Russia’s perception of the world is changing. As Charles Grant explains, president Vladimir Putin has come to realise the importance of international political and economic cooperation Grant is director of the London-based Centre for European Reform. This article is based on an essay in "Europe After September 11", published by CER in December 2001

During the final months of 2001, Russia’s dalliance with Nato caused much interest in western Europe and the US, and some concern in the eastern European states that escaped Moscow’s domination only a decade ago. In December, Nato foreign ministers agreed to pursue the idea of a Russia-Nato Council that would discuss matters of joint concern, and in which Russia might have the right to veto certain decisions. Much less attention has focused on Russia’s increasingly close relationship with the EU, though this may have more significance in the long term.

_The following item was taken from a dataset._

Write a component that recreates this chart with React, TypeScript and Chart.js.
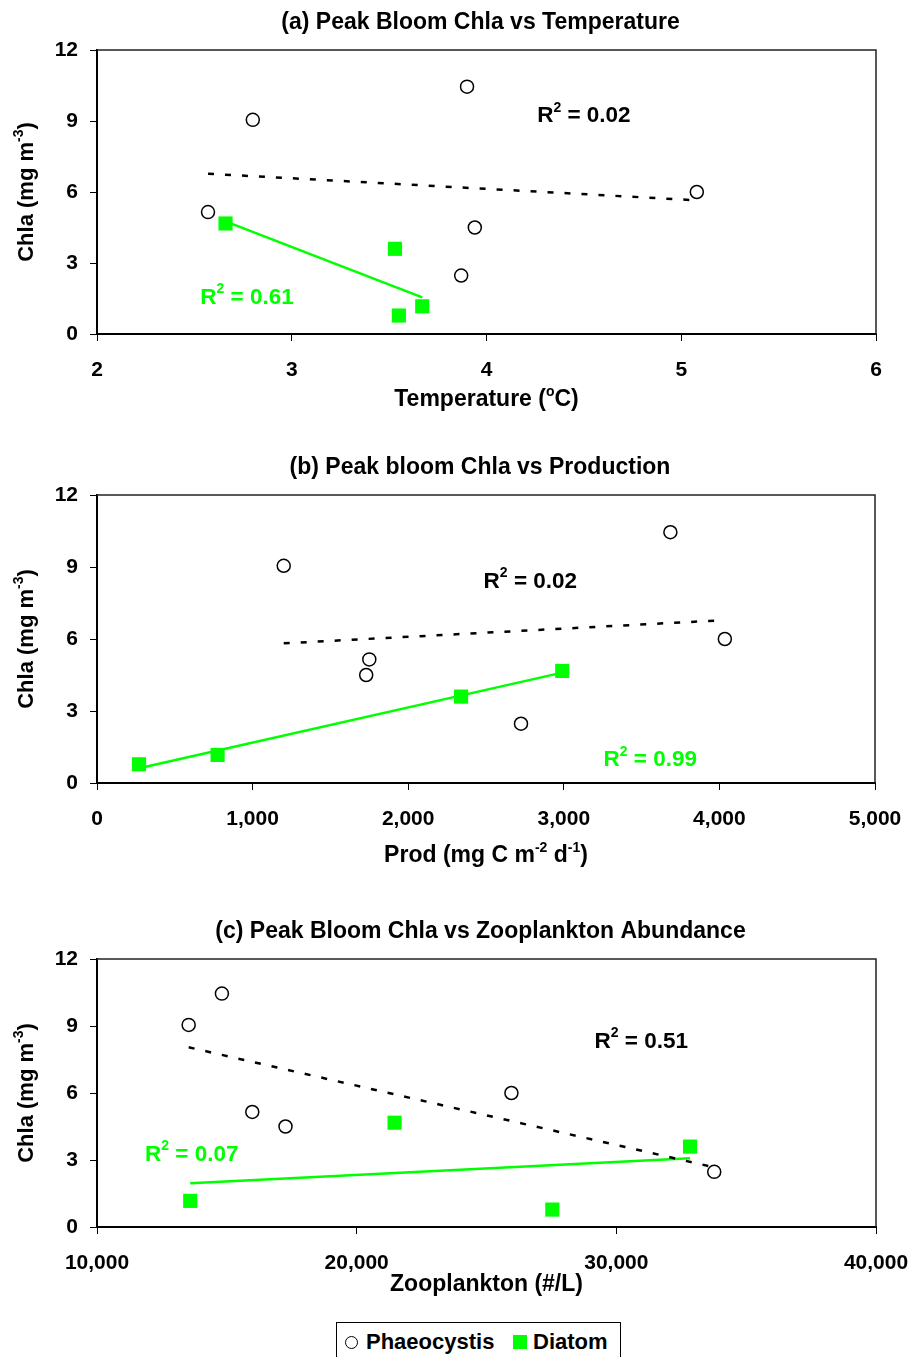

Since September 11, president Vladimir Putin has moved deftly to position Russia as a key ally of the west in the struggle against al-Qaeda and the Taliban. Putin has moved ahead of his own defence establishment and important strands of public opinion by supporting the bombing of Afghanistan and by calmly accepting the presence of US forces on former Soviet territory. His softening of Russia’s previous hostility to Nato enlargement has upset plenty of senior figures in Moscow.

But Putin has also made it clear that he wants Russia to deepen its ties with the structures of global and European economic governance. Until recently, the Russian elite had little interest in, or knowledge of, the EU. They assumed that the bloc was a body for trade negotiations and that important power lay in the member states. In the two years since Putin became president, however, many Russians have begun to take a keen interest in the EU. They have begun to understand that it counts as an entity in itself. Russia’s liberals are keen to promote closer relations with the EU as a way of modernising their country.

Before September 11, Putin’s entourage argued that his strategy of strengthening the Russian economy depended on integration with Europe. The Kremlin was looking to the EU for a closer, high-level partnership, but felt frustrated that it did not respond. Those responsible for EU foreign policy acknowledged that its links with Russia left something to be desired. The Partnership and Cooperation Agreement, which covers trade issues, the Tacis programme of technical assistance and the twice-yearly EU-Russia summits tended to follow a bureaucrats’ agenda and to underplay the political dimension for which the Russians were looking.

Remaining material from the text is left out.